## Task description:
Give the data again exactly as written, skipping any pictures.

## Information supplied:
§
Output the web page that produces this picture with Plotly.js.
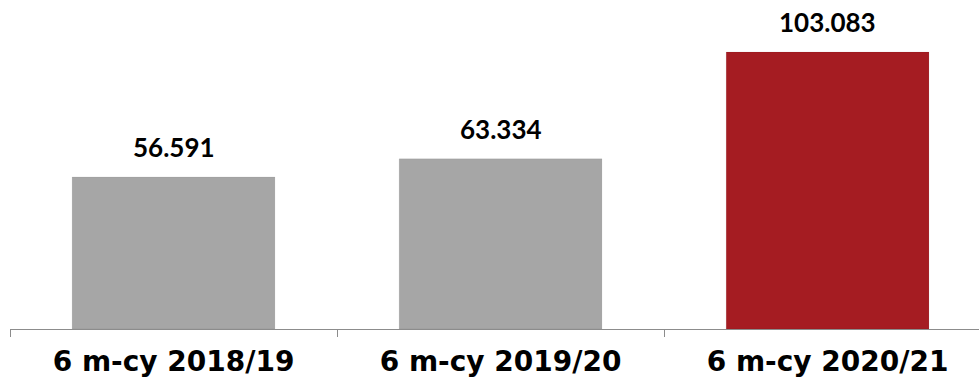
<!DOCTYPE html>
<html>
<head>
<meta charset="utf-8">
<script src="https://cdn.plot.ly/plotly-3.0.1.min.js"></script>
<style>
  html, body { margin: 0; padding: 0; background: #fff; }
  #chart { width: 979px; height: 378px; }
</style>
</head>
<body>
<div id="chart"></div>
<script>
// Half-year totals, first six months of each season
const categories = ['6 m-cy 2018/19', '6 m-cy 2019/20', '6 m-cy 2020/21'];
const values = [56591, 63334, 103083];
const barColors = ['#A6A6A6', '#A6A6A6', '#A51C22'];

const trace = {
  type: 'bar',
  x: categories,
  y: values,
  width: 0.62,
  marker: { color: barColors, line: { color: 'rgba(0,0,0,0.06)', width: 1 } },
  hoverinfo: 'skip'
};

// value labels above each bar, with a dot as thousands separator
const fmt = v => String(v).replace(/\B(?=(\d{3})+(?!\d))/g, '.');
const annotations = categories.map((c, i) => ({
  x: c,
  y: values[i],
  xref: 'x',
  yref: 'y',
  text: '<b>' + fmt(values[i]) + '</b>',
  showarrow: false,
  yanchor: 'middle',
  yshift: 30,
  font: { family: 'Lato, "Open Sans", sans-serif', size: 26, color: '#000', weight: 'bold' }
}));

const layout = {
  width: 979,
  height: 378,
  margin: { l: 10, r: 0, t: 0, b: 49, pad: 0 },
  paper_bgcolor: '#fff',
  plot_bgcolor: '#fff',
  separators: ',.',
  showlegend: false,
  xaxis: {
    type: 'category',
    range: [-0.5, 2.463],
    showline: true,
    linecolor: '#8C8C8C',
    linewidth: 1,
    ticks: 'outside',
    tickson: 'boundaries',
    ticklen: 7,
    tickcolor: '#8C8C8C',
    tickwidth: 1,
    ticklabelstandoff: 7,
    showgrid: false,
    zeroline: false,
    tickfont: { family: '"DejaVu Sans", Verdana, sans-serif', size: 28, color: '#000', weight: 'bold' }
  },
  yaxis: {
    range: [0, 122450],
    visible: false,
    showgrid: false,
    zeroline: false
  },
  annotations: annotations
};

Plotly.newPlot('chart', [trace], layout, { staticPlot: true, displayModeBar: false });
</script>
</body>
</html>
§
## Written answer:
Output the web page that produces this picture with Plotly.js.
<!DOCTYPE html>
<html>
<head>
<meta charset="utf-8">
<script src="https://cdn.plot.ly/plotly-3.0.1.min.js"></script>
<style>
  html, body { margin: 0; padding: 0; background: #fff; }
  #chart { width: 979px; height: 378px; }
</style>
</head>
<body>
<div id="chart"></div>
<script>
// Half-year totals, first six months of each season
const categories = ['6 m-cy 2018/19', '6 m-cy 2019/20', '6 m-cy 2020/21'];
const values = [56591, 63334, 103083];
const barColors = ['#A6A6A6', '#A6A6A6', '#A51C22'];

const trace = {
  type: 'bar',
  x: categories,
  y: values,
  width: 0.62,
  marker: { color: barColors, line: { color: 'rgba(0,0,0,0.06)', width: 1 } },
  hoverinfo: 'skip'
};

// value labels above each bar, with a dot as thousands separator
const fmt = v => String(v).replace(/\B(?=(\d{3})+(?!\d))/g, '.');
const annotations = categories.map((c, i) => ({
  x: c,
  y: values[i],
  xref: 'x',
  yref: 'y',
  text: '<b>' + fmt(values[i]) + '</b>',
  showarrow: false,
  yanchor: 'middle',
  yshift: 30,
  font: { family: 'Lato, "Open Sans", sans-serif', size: 26, color: '#000', weight: 'bold' }
}));

const layout = {
  width: 979,
  height: 378,
  margin: { l: 10, r: 0, t: 0, b: 49, pad: 0 },
  paper_bgcolor: '#fff',
  plot_bgcolor: '#fff',
  separators: ',.',
  showlegend: false,
  xaxis: {
    type: 'category',
    range: [-0.5, 2.463],
    showline: true,
    linecolor: '#8C8C8C',
    linewidth: 1,
    ticks: 'outside',
    tickson: 'boundaries',
    ticklen: 7,
    tickcolor: '#8C8C8C',
    tickwidth: 1,
    ticklabelstandoff: 7,
    showgrid: false,
    zeroline: false,
    tickfont: { family: '"DejaVu Sans", Verdana, sans-serif', size: 28, color: '#000', weight: 'bold' }
  },
  yaxis: {
    range: [0, 122450],
    visible: false,
    showgrid: false,
    zeroline: false
  },
  annotations: annotations
};

Plotly.newPlot('chart', [trace], layout, { staticPlot: true, displayModeBar: false });
</script>
</body>
</html>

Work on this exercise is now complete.